You’ll see endless “systems” promising to beat roulette. They’re worth understanding, but be clear on what they actually do: no betting system changes the house edge. They only reshape how your wins and losses are distributed.

  • Martingale — double your stake after every loss so one win recovers everything. It feels logical, but you’re risking a lot to win a little, and a short losing streak hits the table limit (or empties your bankroll) fast.
  • Fibonacci — raise stakes along the 1, 1, 2, 3, 5, 8… sequence after losses. Gentler than Martingale, but the same flaw remains: the maths still favours the house.
  • D’Alembert — increase your stake by one unit after a loss and drop one after a win. Slower and safer-feeling, but it doesn’t create an edge either.

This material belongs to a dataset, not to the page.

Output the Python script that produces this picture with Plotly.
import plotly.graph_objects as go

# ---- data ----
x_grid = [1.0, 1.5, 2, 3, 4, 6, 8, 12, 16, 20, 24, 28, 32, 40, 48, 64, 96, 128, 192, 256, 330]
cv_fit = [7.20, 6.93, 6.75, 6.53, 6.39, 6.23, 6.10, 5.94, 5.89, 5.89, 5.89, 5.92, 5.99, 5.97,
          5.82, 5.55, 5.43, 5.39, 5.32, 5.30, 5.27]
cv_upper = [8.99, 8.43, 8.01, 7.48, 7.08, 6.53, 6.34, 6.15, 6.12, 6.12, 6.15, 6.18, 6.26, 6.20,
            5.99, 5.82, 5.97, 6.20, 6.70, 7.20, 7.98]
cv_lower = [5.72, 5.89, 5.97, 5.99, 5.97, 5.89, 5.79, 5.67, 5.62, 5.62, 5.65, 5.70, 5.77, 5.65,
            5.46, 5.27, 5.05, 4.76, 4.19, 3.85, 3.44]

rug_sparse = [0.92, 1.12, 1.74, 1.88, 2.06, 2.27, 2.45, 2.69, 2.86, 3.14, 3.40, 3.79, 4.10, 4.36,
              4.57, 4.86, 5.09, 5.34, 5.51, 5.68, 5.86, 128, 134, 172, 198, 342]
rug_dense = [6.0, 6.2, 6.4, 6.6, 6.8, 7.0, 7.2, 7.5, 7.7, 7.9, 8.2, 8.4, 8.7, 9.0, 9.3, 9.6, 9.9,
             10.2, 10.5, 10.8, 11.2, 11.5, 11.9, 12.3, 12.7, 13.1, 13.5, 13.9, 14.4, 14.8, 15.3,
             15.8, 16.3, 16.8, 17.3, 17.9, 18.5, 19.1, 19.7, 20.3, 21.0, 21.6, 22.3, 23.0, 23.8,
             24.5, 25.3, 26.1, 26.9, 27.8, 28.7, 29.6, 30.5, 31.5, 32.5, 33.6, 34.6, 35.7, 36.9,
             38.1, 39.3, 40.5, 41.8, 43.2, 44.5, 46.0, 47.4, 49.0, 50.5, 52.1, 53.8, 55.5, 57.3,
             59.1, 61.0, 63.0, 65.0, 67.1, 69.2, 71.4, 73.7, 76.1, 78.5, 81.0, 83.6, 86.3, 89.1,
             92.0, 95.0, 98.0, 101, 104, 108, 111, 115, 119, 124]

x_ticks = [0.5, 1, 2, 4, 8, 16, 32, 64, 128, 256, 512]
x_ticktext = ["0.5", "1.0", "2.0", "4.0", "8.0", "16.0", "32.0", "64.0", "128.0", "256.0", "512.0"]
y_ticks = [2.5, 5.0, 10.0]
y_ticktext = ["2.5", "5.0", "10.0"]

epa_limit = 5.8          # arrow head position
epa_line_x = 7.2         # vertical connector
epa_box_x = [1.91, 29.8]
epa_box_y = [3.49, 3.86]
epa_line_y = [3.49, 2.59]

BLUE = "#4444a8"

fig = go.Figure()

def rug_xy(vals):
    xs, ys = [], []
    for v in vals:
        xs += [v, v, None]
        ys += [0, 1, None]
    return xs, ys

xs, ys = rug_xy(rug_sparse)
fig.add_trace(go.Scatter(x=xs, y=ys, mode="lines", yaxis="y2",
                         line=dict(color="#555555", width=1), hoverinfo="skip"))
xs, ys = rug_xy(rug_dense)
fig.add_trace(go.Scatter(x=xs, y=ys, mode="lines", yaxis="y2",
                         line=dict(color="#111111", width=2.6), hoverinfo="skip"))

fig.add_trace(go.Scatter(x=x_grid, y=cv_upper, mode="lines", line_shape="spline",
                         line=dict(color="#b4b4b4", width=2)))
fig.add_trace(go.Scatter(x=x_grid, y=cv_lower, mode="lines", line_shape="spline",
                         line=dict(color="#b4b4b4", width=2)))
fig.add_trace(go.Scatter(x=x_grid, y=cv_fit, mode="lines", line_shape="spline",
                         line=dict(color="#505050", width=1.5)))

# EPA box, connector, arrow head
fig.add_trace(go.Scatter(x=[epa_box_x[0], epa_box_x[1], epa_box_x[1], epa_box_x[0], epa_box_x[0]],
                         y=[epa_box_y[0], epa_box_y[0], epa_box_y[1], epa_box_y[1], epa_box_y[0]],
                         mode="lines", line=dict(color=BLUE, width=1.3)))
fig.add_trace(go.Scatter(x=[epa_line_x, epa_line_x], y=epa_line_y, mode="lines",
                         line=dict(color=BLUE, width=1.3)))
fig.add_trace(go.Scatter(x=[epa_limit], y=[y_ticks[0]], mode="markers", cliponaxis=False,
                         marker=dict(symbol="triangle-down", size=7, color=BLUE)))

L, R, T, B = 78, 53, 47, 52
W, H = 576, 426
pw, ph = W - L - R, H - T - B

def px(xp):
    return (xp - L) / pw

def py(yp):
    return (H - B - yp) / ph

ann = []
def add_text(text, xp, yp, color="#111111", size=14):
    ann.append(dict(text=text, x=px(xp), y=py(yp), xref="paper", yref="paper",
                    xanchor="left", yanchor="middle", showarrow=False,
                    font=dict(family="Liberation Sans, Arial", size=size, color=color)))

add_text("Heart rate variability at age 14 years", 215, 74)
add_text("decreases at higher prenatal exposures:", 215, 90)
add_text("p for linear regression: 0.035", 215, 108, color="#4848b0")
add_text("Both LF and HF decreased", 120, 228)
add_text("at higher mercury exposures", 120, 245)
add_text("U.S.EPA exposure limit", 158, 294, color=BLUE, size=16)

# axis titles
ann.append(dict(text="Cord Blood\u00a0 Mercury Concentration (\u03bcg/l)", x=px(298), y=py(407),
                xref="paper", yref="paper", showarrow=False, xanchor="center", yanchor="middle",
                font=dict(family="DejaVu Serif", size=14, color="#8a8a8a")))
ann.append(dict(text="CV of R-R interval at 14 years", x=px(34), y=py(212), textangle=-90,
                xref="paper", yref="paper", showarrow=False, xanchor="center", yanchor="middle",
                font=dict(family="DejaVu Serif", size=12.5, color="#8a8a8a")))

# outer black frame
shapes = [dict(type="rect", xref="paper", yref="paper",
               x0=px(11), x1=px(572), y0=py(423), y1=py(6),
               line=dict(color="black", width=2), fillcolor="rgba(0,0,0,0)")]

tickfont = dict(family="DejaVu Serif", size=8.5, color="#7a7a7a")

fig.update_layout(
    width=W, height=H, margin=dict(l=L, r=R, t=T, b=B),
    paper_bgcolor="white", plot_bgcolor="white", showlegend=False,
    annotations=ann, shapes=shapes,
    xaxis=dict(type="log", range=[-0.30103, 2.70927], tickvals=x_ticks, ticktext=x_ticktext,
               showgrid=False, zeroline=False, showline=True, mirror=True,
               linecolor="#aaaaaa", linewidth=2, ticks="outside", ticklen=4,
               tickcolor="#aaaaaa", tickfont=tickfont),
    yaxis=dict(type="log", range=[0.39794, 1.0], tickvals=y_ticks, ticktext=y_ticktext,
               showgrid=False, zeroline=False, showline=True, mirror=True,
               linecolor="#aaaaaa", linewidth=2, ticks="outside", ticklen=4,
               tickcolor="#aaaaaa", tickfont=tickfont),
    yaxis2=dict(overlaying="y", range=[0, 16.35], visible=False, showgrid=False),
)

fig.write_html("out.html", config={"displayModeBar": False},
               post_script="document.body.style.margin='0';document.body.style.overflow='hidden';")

As Wizard of Odds explains about betting systems, every one of them eventually meets the same wall: the house edge is built into the wheel. Use a system for structure if you enjoy it — never as a guarantee.

Beginner tips

A few habits make roulette more fun and your money go further:

  • Play the European wheel — it’s the easiest way to halve the house edge.
  • Start with outside bets — even-money bets win often and teach you the flow of the game.
  • Decide your budget before you sit down and pick a table whose minimums fit it.
  • Set a point to walk away, on a win or a loss, and hold to it.

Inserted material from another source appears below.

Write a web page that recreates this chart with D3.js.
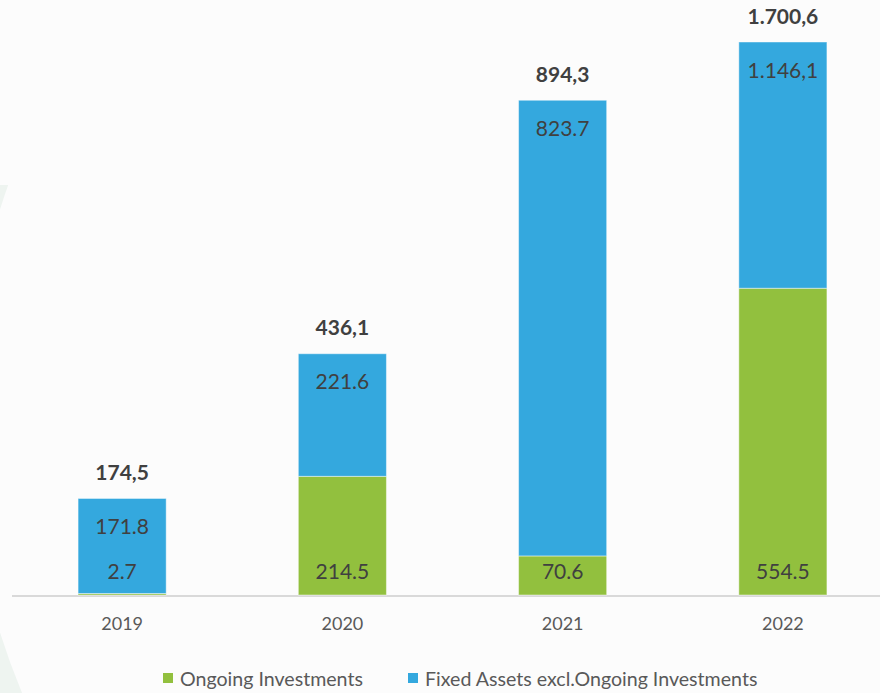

Once roulette clicks, our guide to the best odds at the casino shows which games are worth trying next.

Conclusion

Roulette is simple to learn and genuinely fun, and a little knowledge goes a long way: understand the bets and their payouts, always pick the single-zero wheel, and treat betting systems as structure rather than a shortcut. Do that and you’ll be playing roulette the smart way — with your eyes open and the odds as good as the game allows.